Через несколько дней Йорам погиб.
Рони вспоминает: «Есть грань, которой не поможет ни выучка, ни смелость, ни мгновенный расчет. Это когда в тебя могут выстрелить с близкой дистанции и из любой щели. Тогда чувствуешь «ашгаху», надзор Творца. И молишься».
Молодые мужчины с растущим брюшком, успокоив вечером родных, утром снова заходили в тесные улочки Дженина, чтобы сказать арабским убийцам: «Мы пришли за вами…»
Со второго этажа четверть часа тому назад по нашим солдатам стреляли палестинцы, а сейчас, настигнутые ракетами, лежали их обугленные трупы, которые сбросили вниз.
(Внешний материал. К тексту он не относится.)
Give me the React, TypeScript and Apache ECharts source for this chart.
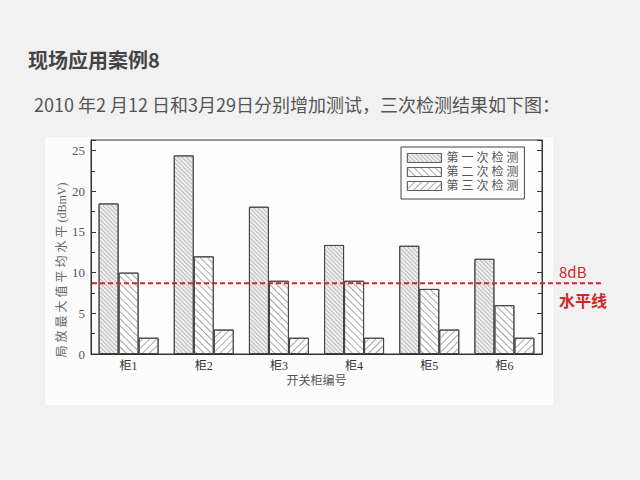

На третьем этаже разместился Рони с товарищами. Пол был таким горячим, что даже в ботинках было трудно по нему ходить.
Рони вспоминает:
— Постепенно территория, которую обороняли террористы, уменьшилась до нескольких сот квадратных метров. Конечно, мы побеждали. Но параллельно с этим увеличилась концентрация их огня…
На аэрофотокарте тот дом был обозначен неточно. Хозяин, наверное, успел что-то достроить или перестроить. Командир роты пытался взорвать железную дверь и был убит на месте. Ребята из их взвода, и Рони с ними, бросились в обход, в узкий проулок, и под сплошной шквал огня. Откуда стреляли — не определишь. Может, из этого дома, может, из соседних. Потом оказалось – отовсюду.
Несколько убитых. Много раненых. Рони был ранен в ногу и все же, спасая жизнь, выскочил из проулка, укрывшись за бордюрчиком полуметровой высоты.
Рони вспоминает:
После падения фашистского Берлина английский фельдмаршал Монтгомери спросил у Жукова: «Как вам удалось провести по улицам Берлина, где столько огневых точек и баррикад, свои танки?» — «А я пустил вперед свою пехоту», — с приятной улыбкой отвечал советский маршал. Сколько он ее, этой пехоты, угробил, он не сказал.
Рони помнит, как палестинский снайпер вел огонь, укрывшись на верхушке минарета. Их командир просил обстрелять ракетами мечеть, но начальство не дало согласия. Что скажет CNN?..
А что скажут еврейские матери? Страшась их глаз и видя списки потерь, командование, в конце концов, пустило вперед бронированный бульдозер, который обрушил стены последнего дома, где засели террористы, и проехался по ним. Если бы наши тактики и стратеги догадались сделать это раньше, многих жертв могли бы избежать.
Где найти прививку, которая поможет офицеру, достигшему полковничьего чина, продолжать думать о войне, а не о прессе и политике?
Рапортуя о гибели наших ребят, диктор радио упомянул сначала минную ловушку, взрыв большой силы и т. д. Ничего подобного. Их просто послали вперед вместо танков.
Дженин покорился. Наши «милуим» подходили к концу. Ребята из нашего взвода — те, что остались в живых, — часто собирались вместе. Мы не обсуждали, кто виноват, почему так вышло. Нам было важнее посмотреть друг на друга. «Ма мацав? Ата беседер?» Нам нужно было знать, что мы можем продолжать наш путь…»
То есть воевать, если будет на то нужда. Мы привыкли ругать израильтян, я лично привык. Вот сейчас пишу эти строки, а они орут на улице в два часа ночи, не догадываясь, что соседи спят. И тем больший контраст: спокойное мужество Рони Дрори и его товарищей просто потрясло, просто ошеломило меня.
Рони, слышишь? Ты крепко утер мне нос!..
Он не слышит. Он зашел в другую комнату проверить, как спят его птенцы.